Controlling the unipolar motor at full steps with this setup is dead easy. In order to rotate the motor, we'll have to engage the phases in a set firing pattern in order for it to spin properly. In order to rotate the motor clockwise, we'll drive the phases as follows: A1, B1, A2, B2. That's it! In order to spin counter clockwise, we'll just reverse the direction of the sequence to B2, A2, B1, A1. This is fine for basic control, but what if you want more precision and less work? Let's talk about using a dedicated driver to make things much easier!

Step 5: Stepper Motor Driver Boards

If you'd like to get down to controlling bipolar motors (or unipolar motors in a bipolar configuration), you'll want to grab a dedicated driver breakout board. Pictured above are the Big Easy Driver and the A4988 Stepper Motor Driver Carrier board. Both of these boards are breakout PCBs for the Allegro A4988 microstepping bipolar stepper motor driver, which is by far one of the most common chips for driving smaller stepper motors. Aside from having the requisite dual h-bridges for driving a bipolar motor, these boards pack a lot of punch for a tiny low-cost package. You can read a solid breakdown of features on the Pololu webpage, but we'll talk about the most important features here.

Hookup

These all-in-one boards have a wondrously low hookup connection. You can begin driving a motor with only three connections (only two GPIO) to your main controller: common ground, step, and direction. The step and direction pins are left floating, so you'll need to tie them to a reference voltage with a pull-up resistor. A pulse sent to the STEP pin will move the motor one step at a resolution according to the microstep reference pins.The logic level of the DIR pin determines whether the motor will spin clockwise or counterclockwise.

Microstepping

Depending on how the the M1, M2, and M3 pins are set, you can achieve increased motor resolution through microstepping. Microstepping involves sending varied pulses to pull the motor in between the electromagnetic resolution of the physical magnets in the rotor allowing for very precise control. The A4988 can go from full-step down to sixteenth step resolution. With our 1.8° motor, this would provide up to 3200 steps per revolution. Talk about fine detail!

Code / Libraries

Connecting the motors might be a breeze, but what about controlling them? Check out these ready-made code libraries for driving stepper motors:

Stepper- A classic that comes built in to the Arduino IDE, allows for basic stepping and RPM control.

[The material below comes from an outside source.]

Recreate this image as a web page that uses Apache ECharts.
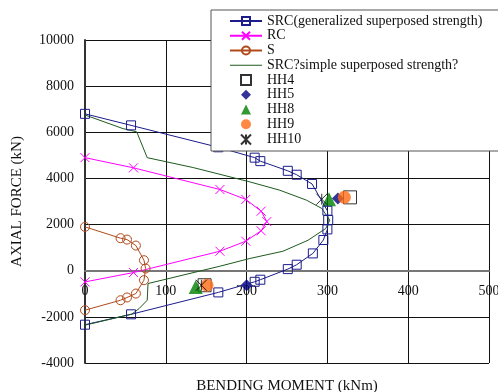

AccelStepper- A much more fully feature library that allows for better control of multiple motors and proper motor acceleration and deceleration.

Intel C++ MRAA Stepper - A lower level library for those who want to venture into raw C++ control of a stepper motor using the Intel Edison.

Step 6: Stepper Motor Applications

I hope you've found this instructable both informative and enjoyable. This should be enough to get your feet wet in the electro-mechanical world of working with stepper motors, but this is only the beginning. Now that you've got a foothold, where should you go from here? Check out these great projects for stepper-centric inspiration:

Subtractively manufacture your dreams with your own CNC Mill or precisely harness the power of lasers to do your bidding with your own engraver/cutter. If you prefer more constructive means of fabrication, why not build your own3D printer? You can start from open source plans, or build it from scratch! If you're a bigger fan of fewer dimensions, check out these 2D plotter projects for producing pleasant portraits (or anything really). Perhaps you'd like none of these things, and simply wish to observe and harness the raw energy of the sun to power your DIY projects.